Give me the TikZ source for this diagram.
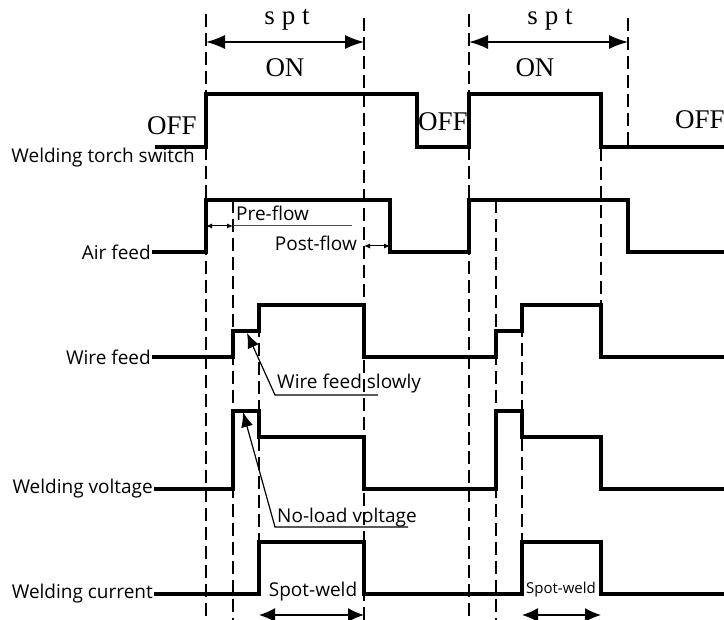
\documentclass[tikz,border=0pt]{standalone}
\usepackage{fontspec}
\setmainfont{Open Sans}
\newfontfamily\statefont{Liberation Serif}
\usetikzlibrary{arrows.meta}
\tikzset{
  wave/.style={line width=3.2pt, line join=miter},
  guide/.style={dash pattern=on 13pt off 6pt, line width=1.3pt},
  sig/.style={anchor=east, inner sep=1pt, font=\fontsize{19}{21}\selectfont},
  state/.style={inner sep=0pt, font=\statefont\fontsize{27}{29}\selectfont},
  note/.style={inner sep=1pt, font=\fontsize{19}{21}\selectfont},
  span/.style={{Latex[length=19pt,width=14pt]}-{Latex[length=19pt,width=14pt]}, line width=1.4pt},
  shortspan/.style={{Latex[length=6pt,width=5pt]}-{Latex[length=6pt,width=5pt]}, line width=1pt},
  pointer/.style={-{Latex[length=15pt,width=12pt]}, line width=1.2pt},
}

\begin{document}
\begin{tikzpicture}[x=1pt, y=-1pt]
  \useasboundingbox (0,0) rectangle (724,620);

  % guide lines
  \foreach \x/\a/\b in {206/14/620, 233/200/620, 259/305/542, 364/18/620,
                        469/14/620, 496/200/620, 522/305/542, 601/148/305, 628/18/148}
    \draw[guide] (\x,\a) -- (\x,\b);

  % signal names
  \node[sig] (torch) at (196,158) {Welding torch switch};
  \node[sig] (air) at (152,252) {Air feed};
  \node[sig] (wire) at (152,357) {Wire feed};
  \node[sig] (volt) at (154,489) {Welding voltage};
  \node[sig] (curr) at (154,594) {Welding current};

  % waveforms
  \draw[wave] (155,147) -- (206,147) -- (206,94) -- (417,94) -- (417,147) -- (469,147)
    -- (469,94) -- (601,94) -- (601,147) -- (724,147);
  \draw[wave] (air.east) -- (206,252) -- (206,200) -- (390,200) -- (390,252) -- (469,252)
    -- (469,200) -- (628,200) -- (628,252) -- (724,252);
  \draw[wave] (wire.east) -- (233,357) -- (233,331) -- (259,331) -- (259,305) -- (364,305)
    -- (364,357) -- (496,357) -- (496,331) -- (522,331) -- (522,305) -- (601,305)
    -- (601,357) -- (724,357);
  \draw[wave] (volt.east) -- (233,489) -- (233,411) -- (259,411) -- (259,437) -- (364,437)
    -- (364,489) -- (496,489) -- (496,411) -- (522,411) -- (522,437) -- (601,437)
    -- (601,489) -- (724,489);
  \draw[wave] (curr.east) -- (259,594) -- (259,542) -- (364,542) -- (364,594) -- (522,594)
    -- (522,542) -- (601,542) -- (601,594) -- (724,594);

  % switch states
  \node[state] (off1) at (172,126) {OFF};
  \node[state] (off2) at (443,122) {OFF};
  \node[state] (off3) at (700,120) {OFF};
  \node[state] (on1) at (285,68) {ON};
  \node[state] (on2) at (535,68) {ON};
  \node[state, font=\statefont\fontsize{27}{29}\selectfont\addfontfeature{LetterSpace=25}] (spt1) at (287,20) {spt};
  \node[state, font=\statefont\fontsize{27}{29}\selectfont\addfontfeature{LetterSpace=25}] (spt2) at (550,20) {spt};
  \coordinate (s1a) at (206,42);
  \coordinate (s1b) at (364,42);
  \coordinate (s2a) at (469,42);
  \coordinate (s2b) at (628,42);
  \draw[span] (s1a) -- (s1b);
  \draw[span] (s2a) -- (s2b);

  % gas timing
  \node[note, anchor=west] (pre) at (235,213) {Pre-flow};
  \node[note, anchor=east] (post) at (358,243) {Post-flow};
  \draw[shortspan] (206,226) -- (233,226);
  \draw[line width=0.6pt, black!70] (233,225) -- (352,225);
  \draw[shortspan] (364,246) -- (390,246);

  % wire feed slowly
  \node[note, anchor=south west] (slow) at (276,394) {Wire feed slowly};
  \coordinate (slowend) at (378,395);
  \coordinate (slowtip) at (247,333);
  \draw[pointer] (slowend) -- (275,395) -- (slowtip);

  % no-load voltage
  \node[note, anchor=south west] (noload) at (276,528) {No-load voltage};
  \coordinate (noloadend) at (408,527);
  \coordinate (noloadtip) at (243,412);
  \draw[pointer] (noloadend) -- (275,527) -- (noloadtip);

  % spot welds
  \node[note] (spot1) at (313,592) {Spot-weld};
  \node[note, font=\fontsize{15}{17}\selectfont] (spot2) at (561,590) {Spot-weld};
  \coordinate (w1a) at (259,615);
  \coordinate (w1b) at (364,615);
  \coordinate (w2a) at (522,615);
  \coordinate (w2b) at (601,615);
  \draw[span, {Latex[length=16pt,width=14pt]}-{Latex[length=16pt,width=14pt]}] (w1a) -- (w1b);
  \draw[span, {Latex[length=16pt,width=14pt]}-{Latex[length=16pt,width=14pt]}] (w2a) -- (w2b);
\end{tikzpicture}
\end{document}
______________________________
**YOUR INSTRUCTIONS:**
Leave the images out, please, and restate each line word for word.

**FINAL RESULT:**
Give me the TikZ source for this diagram.
\documentclass[tikz,border=0pt]{standalone}
\usepackage{fontspec}
\setmainfont{Open Sans}
\newfontfamily\statefont{Liberation Serif}
\usetikzlibrary{arrows.meta}
\tikzset{
  wave/.style={line width=3.2pt, line join=miter},
  guide/.style={dash pattern=on 13pt off 6pt, line width=1.3pt},
  sig/.style={anchor=east, inner sep=1pt, font=\fontsize{19}{21}\selectfont},
  state/.style={inner sep=0pt, font=\statefont\fontsize{27}{29}\selectfont},
  note/.style={inner sep=1pt, font=\fontsize{19}{21}\selectfont},
  span/.style={{Latex[length=19pt,width=14pt]}-{Latex[length=19pt,width=14pt]}, line width=1.4pt},
  shortspan/.style={{Latex[length=6pt,width=5pt]}-{Latex[length=6pt,width=5pt]}, line width=1pt},
  pointer/.style={-{Latex[length=15pt,width=12pt]}, line width=1.2pt},
}

\begin{document}
\begin{tikzpicture}[x=1pt, y=-1pt]
  \useasboundingbox (0,0) rectangle (724,620);

  % guide lines
  \foreach \x/\a/\b in {206/14/620, 233/200/620, 259/305/542, 364/18/620,
                        469/14/620, 496/200/620, 522/305/542, 601/148/305, 628/18/148}
    \draw[guide] (\x,\a) -- (\x,\b);

  % signal names
  \node[sig] (torch) at (196,158) {Welding torch switch};
  \node[sig] (air) at (152,252) {Air feed};
  \node[sig] (wire) at (152,357) {Wire feed};
  \node[sig] (volt) at (154,489) {Welding voltage};
  \node[sig] (curr) at (154,594) {Welding current};

  % waveforms
  \draw[wave] (155,147) -- (206,147) -- (206,94) -- (417,94) -- (417,147) -- (469,147)
    -- (469,94) -- (601,94) -- (601,147) -- (724,147);
  \draw[wave] (air.east) -- (206,252) -- (206,200) -- (390,200) -- (390,252) -- (469,252)
    -- (469,200) -- (628,200) -- (628,252) -- (724,252);
  \draw[wave] (wire.east) -- (233,357) -- (233,331) -- (259,331) -- (259,305) -- (364,305)
    -- (364,357) -- (496,357) -- (496,331) -- (522,331) -- (522,305) -- (601,305)
    -- (601,357) -- (724,357);
  \draw[wave] (volt.east) -- (233,489) -- (233,411) -- (259,411) -- (259,437) -- (364,437)
    -- (364,489) -- (496,489) -- (496,411) -- (522,411) -- (522,437) -- (601,437)
    -- (601,489) -- (724,489);
  \draw[wave] (curr.east) -- (259,594) -- (259,542) -- (364,542) -- (364,594) -- (522,594)
    -- (522,542) -- (601,542) -- (601,594) -- (724,594);

  % switch states
  \node[state] (off1) at (172,126) {OFF};
  \node[state] (off2) at (443,122) {OFF};
  \node[state] (off3) at (700,120) {OFF};
  \node[state] (on1) at (285,68) {ON};
  \node[state] (on2) at (535,68) {ON};
  \node[state, font=\statefont\fontsize{27}{29}\selectfont\addfontfeature{LetterSpace=25}] (spt1) at (287,20) {spt};
  \node[state, font=\statefont\fontsize{27}{29}\selectfont\addfontfeature{LetterSpace=25}] (spt2) at (550,20) {spt};
  \coordinate (s1a) at (206,42);
  \coordinate (s1b) at (364,42);
  \coordinate (s2a) at (469,42);
  \coordinate (s2b) at (628,42);
  \draw[span] (s1a) -- (s1b);
  \draw[span] (s2a) -- (s2b);

  % gas timing
  \node[note, anchor=west] (pre) at (235,213) {Pre-flow};
  \node[note, anchor=east] (post) at (358,243) {Post-flow};
  \draw[shortspan] (206,226) -- (233,226);
  \draw[line width=0.6pt, black!70] (233,225) -- (352,225);
  \draw[shortspan] (364,246) -- (390,246);

  % wire feed slowly
  \node[note, anchor=south west] (slow) at (276,394) {Wire feed slowly};
  \coordinate (slowend) at (378,395);
  \coordinate (slowtip) at (247,333);
  \draw[pointer] (slowend) -- (275,395) -- (slowtip);

  % no-load voltage
  \node[note, anchor=south west] (noload) at (276,528) {No-load voltage};
  \coordinate (noloadend) at (408,527);
  \coordinate (noloadtip) at (243,412);
  \draw[pointer] (noloadend) -- (275,527) -- (noloadtip);

  % spot welds
  \node[note] (spot1) at (313,592) {Spot-weld};
  \node[note, font=\fontsize{15}{17}\selectfont] (spot2) at (561,590) {Spot-weld};
  \coordinate (w1a) at (259,615);
  \coordinate (w1b) at (364,615);
  \coordinate (w2a) at (522,615);
  \coordinate (w2b) at (601,615);
  \draw[span, {Latex[length=16pt,width=14pt]}-{Latex[length=16pt,width=14pt]}] (w1a) -- (w1b);
  \draw[span, {Latex[length=16pt,width=14pt]}-{Latex[length=16pt,width=14pt]}] (w2a) -- (w2b);
\end{tikzpicture}
\end{document}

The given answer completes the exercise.